The troposphere temperature was measured by channel 2 on the microwave
sounding units, but those readings were imprecise because about one-fifth of
the signal actually came from a higher atmospheric layer called the
stratosphere.
"Because of ozone depletion and the increase of greenhouse gases, the
stratosphere is cooling about five times faster than the troposphere is
warming, so the channel 2 measurement by itself provided us with little
information on the temperature trend in the lower atmosphere," Fu said.
Stratosphere temperatures are measured by channel 4 on the microwave units.
Fu's team used data from weather balloons at various altitudes to develop a
method in which the two satellite channels could be employed to deduce the
average temperature in the troposphere. The scientists correlated the
troposphere temperature data from balloons with the simulated radiation in the
two satellite channels to determine which part of the channel 2 measurement
had come from the cooling stratosphere and should be removed.
What remained indicated that the troposphere has been warming at about
two-tenths of a degree Celsius per decade, or nearly one-third of a degree
Fahrenheit per decade. That closely resembles measurements of warming at the
surface, something climate models have suggested would result if the warmer
surface temperatures are the result of greenhouse gases. The previous lack of
demonstrable warming in the troposphere has prompted some to argue that
climate models are missing unrecognized but important physical processes, or
even that human-caused climate change is not happening.

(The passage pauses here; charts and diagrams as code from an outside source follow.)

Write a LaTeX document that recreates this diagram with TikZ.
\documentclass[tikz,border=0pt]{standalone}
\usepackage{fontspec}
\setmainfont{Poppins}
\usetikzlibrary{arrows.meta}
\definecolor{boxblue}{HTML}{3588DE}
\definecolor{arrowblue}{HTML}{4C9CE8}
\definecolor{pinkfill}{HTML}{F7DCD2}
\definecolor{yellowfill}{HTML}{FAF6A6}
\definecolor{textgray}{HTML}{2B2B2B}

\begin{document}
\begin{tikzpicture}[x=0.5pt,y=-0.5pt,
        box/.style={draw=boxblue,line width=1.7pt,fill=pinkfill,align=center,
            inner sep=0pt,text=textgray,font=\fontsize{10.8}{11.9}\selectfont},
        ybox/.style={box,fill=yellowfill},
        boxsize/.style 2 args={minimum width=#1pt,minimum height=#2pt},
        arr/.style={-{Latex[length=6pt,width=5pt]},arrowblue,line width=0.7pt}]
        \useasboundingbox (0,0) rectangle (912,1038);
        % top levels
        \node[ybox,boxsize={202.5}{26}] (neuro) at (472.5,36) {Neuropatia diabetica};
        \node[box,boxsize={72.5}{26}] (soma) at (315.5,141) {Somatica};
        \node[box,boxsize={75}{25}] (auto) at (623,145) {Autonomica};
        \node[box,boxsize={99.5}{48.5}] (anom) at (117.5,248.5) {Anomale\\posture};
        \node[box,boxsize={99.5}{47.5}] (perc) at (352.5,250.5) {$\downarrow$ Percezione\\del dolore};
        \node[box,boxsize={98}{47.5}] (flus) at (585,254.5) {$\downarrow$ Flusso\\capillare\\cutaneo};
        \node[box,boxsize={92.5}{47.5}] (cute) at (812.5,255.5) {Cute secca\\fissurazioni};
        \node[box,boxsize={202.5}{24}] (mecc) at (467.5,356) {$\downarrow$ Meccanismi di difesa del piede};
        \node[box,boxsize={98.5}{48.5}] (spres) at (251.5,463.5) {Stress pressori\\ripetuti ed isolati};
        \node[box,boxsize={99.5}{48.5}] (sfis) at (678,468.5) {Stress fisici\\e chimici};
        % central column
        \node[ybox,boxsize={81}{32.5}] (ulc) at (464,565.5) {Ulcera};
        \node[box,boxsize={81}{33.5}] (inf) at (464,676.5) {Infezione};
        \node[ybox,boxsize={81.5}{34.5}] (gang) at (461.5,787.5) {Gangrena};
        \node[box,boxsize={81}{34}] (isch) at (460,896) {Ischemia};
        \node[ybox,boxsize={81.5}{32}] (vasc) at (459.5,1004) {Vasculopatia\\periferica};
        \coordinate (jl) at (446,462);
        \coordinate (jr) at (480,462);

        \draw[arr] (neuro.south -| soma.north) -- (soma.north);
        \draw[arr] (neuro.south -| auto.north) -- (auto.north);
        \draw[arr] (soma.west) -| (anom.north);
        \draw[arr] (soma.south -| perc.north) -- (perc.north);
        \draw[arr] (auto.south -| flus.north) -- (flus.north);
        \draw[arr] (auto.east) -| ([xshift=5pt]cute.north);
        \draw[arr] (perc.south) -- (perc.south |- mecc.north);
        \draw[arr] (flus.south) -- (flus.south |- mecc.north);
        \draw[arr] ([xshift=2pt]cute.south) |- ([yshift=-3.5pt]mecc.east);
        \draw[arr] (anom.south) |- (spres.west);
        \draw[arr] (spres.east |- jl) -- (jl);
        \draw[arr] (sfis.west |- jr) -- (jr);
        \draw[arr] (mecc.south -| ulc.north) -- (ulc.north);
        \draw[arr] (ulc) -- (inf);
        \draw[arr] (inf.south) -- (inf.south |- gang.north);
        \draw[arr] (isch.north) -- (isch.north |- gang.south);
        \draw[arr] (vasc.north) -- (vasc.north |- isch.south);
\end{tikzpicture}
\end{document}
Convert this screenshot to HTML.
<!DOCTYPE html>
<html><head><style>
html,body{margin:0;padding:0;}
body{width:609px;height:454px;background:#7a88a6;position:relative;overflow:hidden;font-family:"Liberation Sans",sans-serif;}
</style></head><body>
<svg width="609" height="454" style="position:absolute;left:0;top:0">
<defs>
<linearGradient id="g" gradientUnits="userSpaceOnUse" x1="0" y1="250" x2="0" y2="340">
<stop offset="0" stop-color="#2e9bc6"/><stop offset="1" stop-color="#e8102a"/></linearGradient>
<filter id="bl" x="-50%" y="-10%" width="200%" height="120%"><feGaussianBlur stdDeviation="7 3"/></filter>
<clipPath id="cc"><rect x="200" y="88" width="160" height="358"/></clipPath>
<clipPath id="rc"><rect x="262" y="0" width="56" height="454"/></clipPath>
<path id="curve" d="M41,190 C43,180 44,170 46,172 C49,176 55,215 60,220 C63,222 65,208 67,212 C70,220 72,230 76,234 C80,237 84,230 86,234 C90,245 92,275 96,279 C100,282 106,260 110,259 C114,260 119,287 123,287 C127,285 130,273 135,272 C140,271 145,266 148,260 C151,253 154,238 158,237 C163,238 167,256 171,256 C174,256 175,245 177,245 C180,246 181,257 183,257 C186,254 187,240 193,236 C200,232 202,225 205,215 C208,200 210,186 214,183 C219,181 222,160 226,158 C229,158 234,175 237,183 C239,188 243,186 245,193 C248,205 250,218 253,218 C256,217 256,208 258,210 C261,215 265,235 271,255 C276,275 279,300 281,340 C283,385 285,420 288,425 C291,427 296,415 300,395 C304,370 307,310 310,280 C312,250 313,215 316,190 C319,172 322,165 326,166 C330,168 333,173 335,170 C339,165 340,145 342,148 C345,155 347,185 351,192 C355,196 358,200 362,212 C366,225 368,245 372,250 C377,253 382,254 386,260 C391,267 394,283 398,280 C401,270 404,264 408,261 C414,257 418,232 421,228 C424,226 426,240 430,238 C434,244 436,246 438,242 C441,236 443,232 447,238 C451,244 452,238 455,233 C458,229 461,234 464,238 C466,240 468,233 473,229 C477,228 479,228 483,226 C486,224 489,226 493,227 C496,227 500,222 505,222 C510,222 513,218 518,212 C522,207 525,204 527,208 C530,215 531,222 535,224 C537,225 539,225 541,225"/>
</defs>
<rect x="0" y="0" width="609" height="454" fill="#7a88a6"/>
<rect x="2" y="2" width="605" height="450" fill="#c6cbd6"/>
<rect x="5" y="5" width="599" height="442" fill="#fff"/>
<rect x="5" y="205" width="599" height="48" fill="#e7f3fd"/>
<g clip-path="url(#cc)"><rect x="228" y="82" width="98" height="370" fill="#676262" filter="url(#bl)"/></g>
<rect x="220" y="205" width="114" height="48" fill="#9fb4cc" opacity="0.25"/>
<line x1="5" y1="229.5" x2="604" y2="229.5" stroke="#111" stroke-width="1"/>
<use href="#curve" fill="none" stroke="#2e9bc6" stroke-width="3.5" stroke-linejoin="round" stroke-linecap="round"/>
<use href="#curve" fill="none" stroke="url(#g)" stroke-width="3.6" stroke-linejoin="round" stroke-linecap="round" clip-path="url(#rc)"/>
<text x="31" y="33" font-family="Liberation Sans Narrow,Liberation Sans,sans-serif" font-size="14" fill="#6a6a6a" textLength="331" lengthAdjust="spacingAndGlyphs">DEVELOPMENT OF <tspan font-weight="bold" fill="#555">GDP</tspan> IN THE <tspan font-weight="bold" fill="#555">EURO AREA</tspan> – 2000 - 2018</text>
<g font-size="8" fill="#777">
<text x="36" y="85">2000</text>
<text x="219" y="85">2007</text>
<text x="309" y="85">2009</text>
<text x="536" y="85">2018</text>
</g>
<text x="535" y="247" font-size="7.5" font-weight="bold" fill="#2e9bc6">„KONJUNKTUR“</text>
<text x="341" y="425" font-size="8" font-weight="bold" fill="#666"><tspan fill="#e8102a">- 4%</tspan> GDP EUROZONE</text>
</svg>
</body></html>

One reason previous data have not shown enough warming in the troposphere, Fu
said, is because the stratosphere influence on the channel 2 temperature trend
has never been properly quantified, even though there have been attempts to
account for its influence. Those attempts had large uncertainties, so many
researchers had simply used the unadjusted channel 2 temperature trends to
represent the temperature trends in the middle of the troposphere.
Fu's work is supported by the U.S. Department of Energy, the National Science
Foundation and the National Aeronautics and Space Administration.
The findings, he said, could offer a new context for climate change
discussion.
"I think everyone can understand our approach," he said. "I
think this could convince not just scientists but the public as well."